Poker and Pressure: How to Stay Calm and Make Smart Decisions in High-Stakes Situations
High Stakes Poker: What You’ll Learn
The importance of emotional resilience in high stakes poker: Developing the ability to stay calm under pressure is crucial for success and can be learned through practice.
Practical tools for managing stress and pressure: Techniques to maintain composure during intense poker situations, such as deep breathing and acknowledging emotions.
Long-term benefits of staying calm: Building resilience helps players recover faster from losses and avoid emotional reactions that can lead to mistakes.
Trusting your decision-making abilities: Developing confidence in your judgment, especially during high-pressure moments, is key to becoming a successful poker player.
The universal applicability of calmness: Staying composed is a skill that all poker players can develop, enhancing their overall gameplay and mindset.
You’re deep in a poker tournament. You’ve navigated landmines for hours, your stack is solid, and now you’re facing a huge river bet. The pot is massive. If you call and lose, you’ll be crippled. If you fold and they were bluffing, you’ll carry that regret for days. Your heart pounds. Your mind races. Suddenly, it’s hard to think clearly.

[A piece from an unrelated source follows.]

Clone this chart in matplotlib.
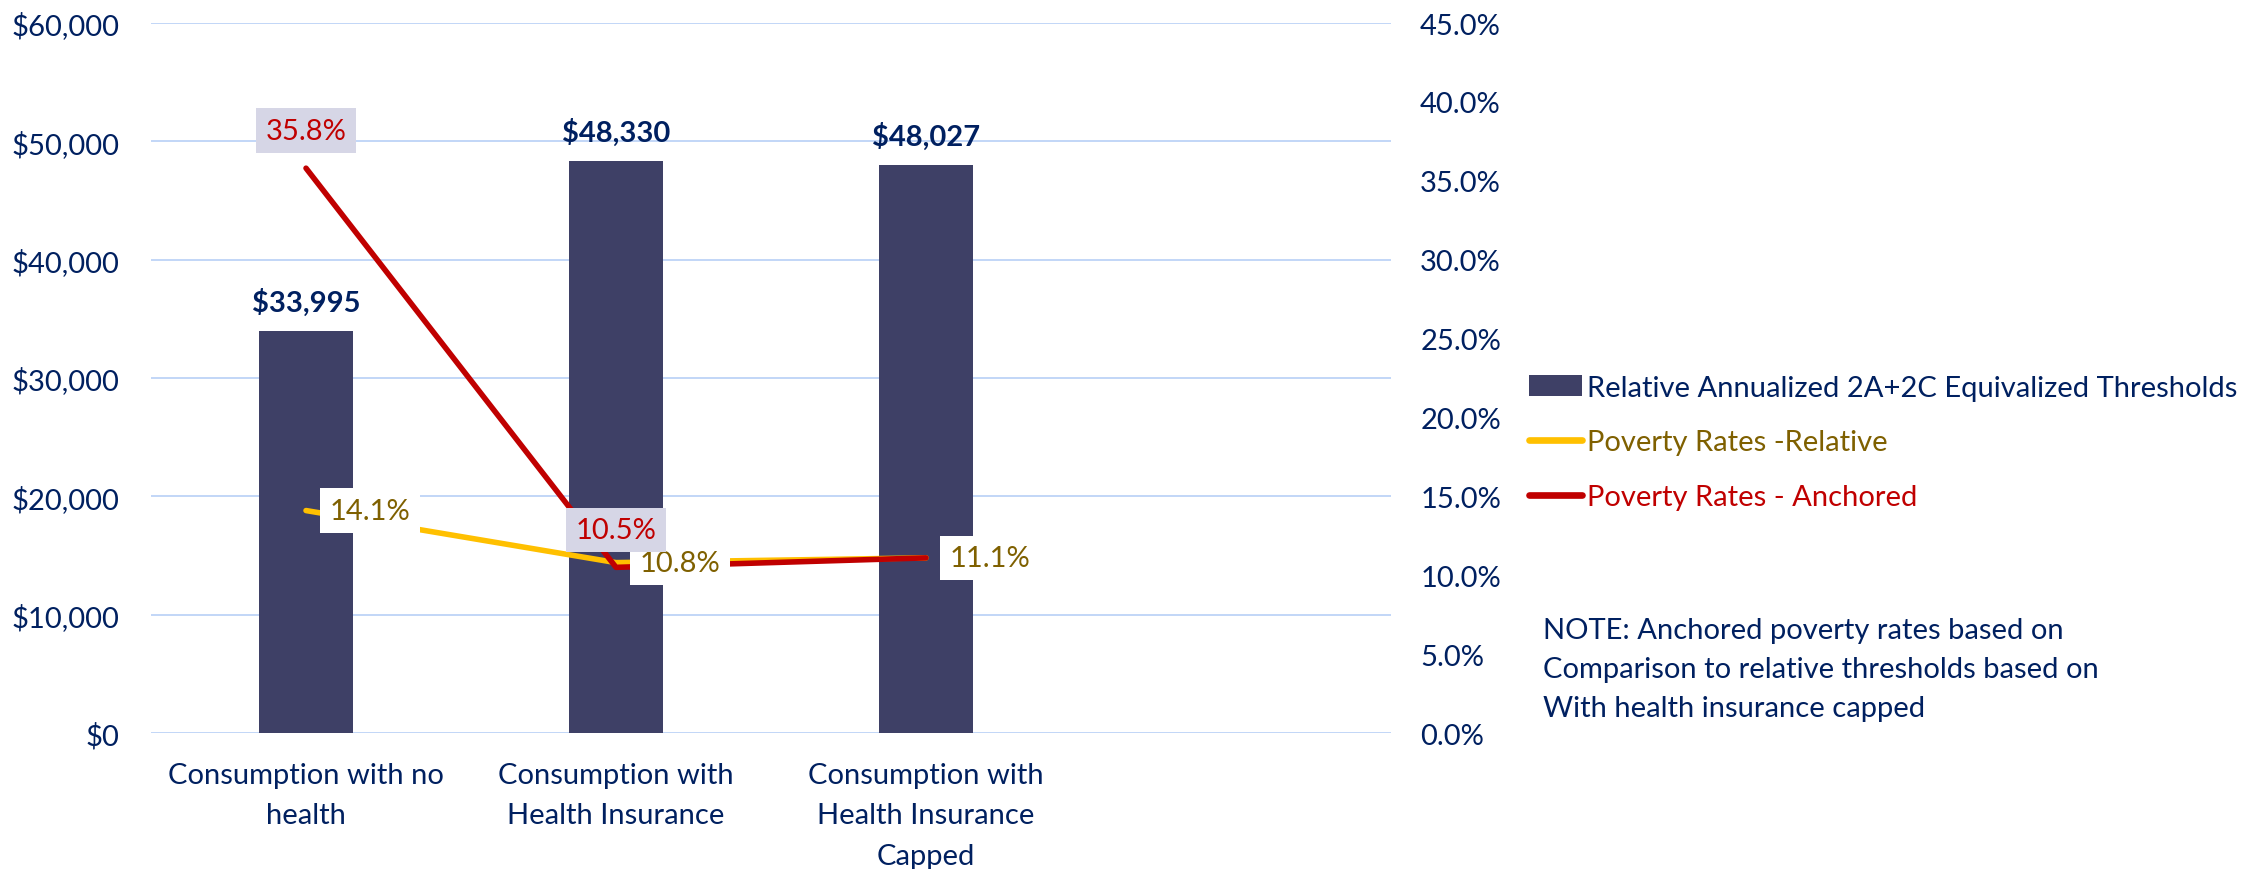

Or maybe you’re playing a cash game. You just got stacked in a big pot, and the very next hand, you’re dealt pocket kings. A loose-aggressive player 3-bets you, and you feel the urge to shove. Not because it’s necessarily the right move, but because it feels like a way to reclaim control.
You know you should slow down. You know you should think it through.
But in that moment, your emotions are running the show.
This is pressure—the force that makes poker so exhilarating, and at times, so overwhelming.
Whether you’re playing a $20 nightly tournament or battling in a deep-stacked cash game, pressure shows up during critical moments. It clouds your thinking. It shakes your confidence. It can turn even strong players into decision-making disasters.
But it doesn’t have to.
In this article, I’ll explore what happens in your brain and body during high-pressure spots and, more importantly, how to stay calm, focused, and strategic when it matters most.
Because great poker isn’t just about having the best strategy. It’s about being able to access that strategy when the stakes are at their highest.

Section 1: Why High-Stakes Moments Feel So Intense
Poker pressure doesn’t come out of nowhere. It’s built into the fabric of the game.
You’re constantly making decisions with incomplete information, and there’s real money at stake. And every choice has the potential to shift the trajectory of your session or even your entire bankroll.
Add in a tough table, a losing streak, or the tension of a looming bubble, and it’s easy to see how pressure builds. From a performance psychology perspective, what you’re experiencing in these moments is your body’s natural stress response.
When a situation feels threatening, whether it’s financial risk, fear of making a mistake, or fear of looking foolish, your brain triggers the fight-or-flight system. Your heart rate increases, and your breathing becomes shallow. Attention narrows.
Your body is preparing for a physical threat, even though the “danger” is entirely mental and emotional. This is why even highly experienced players sometimes freeze up, rush their decisions, or second-guess themselves when the stakes are high.
Pressure doesn’t just come from the money, though. It comes from the meaning you attach to the moment. The more it matters to you, the stronger your mind and body react.
If you’re not aware of this process, pressure can take over and cloud your ability to think clearly and make strong strategic decisions. The good news is: once you understand what’s happening and why, you can take real, practical steps to manage it.
Section 2: How Pressure Impacts Your Decisions
It’s one thing to feel pressure. It’s another to realize how deeply it can affect the quality of your decisions.
When you’re under stress, your brain starts operating differently. The prefrontal cortex—the part responsible for logic, planning, and weighing options—gets dialed down. Meanwhile, the more reactive and emotional parts of the brain, known as the limbic system, take over.
This response is helpful if you’re being chased by a bear. Not so useful when you’re trying to decide whether to triple-barrel bluff on a scary river.
Under pressure, players often fall into one of two patterns:
Impulsivity: Acting too fast without considering the full range of options.
Paralysis: Overthinking every possibility and struggling to commit to a line.
Both are signs of cognitive overload, which happens when your working memory becomes overwhelmed by competing thoughts. You’re trying to remember ranges, predict your opponent’s action, manage your stack size, consider your table image, and suppress your anxiety… all at once.
And here’s the key: even if you know the right play in a calm setting, pressure can make that knowledge feel temporarily out of reach. That’s why players often say things like, “I don’t know what I was thinking,” after a poorly timed shove or a misjudged hero call.
Understanding this effect isn’t about being critical of yourself. It’s about recognizing that your mind needs the right conditions to operate at its best. When you learn to manage pressure, you make it much easier to access your skills and apply them when it matters most.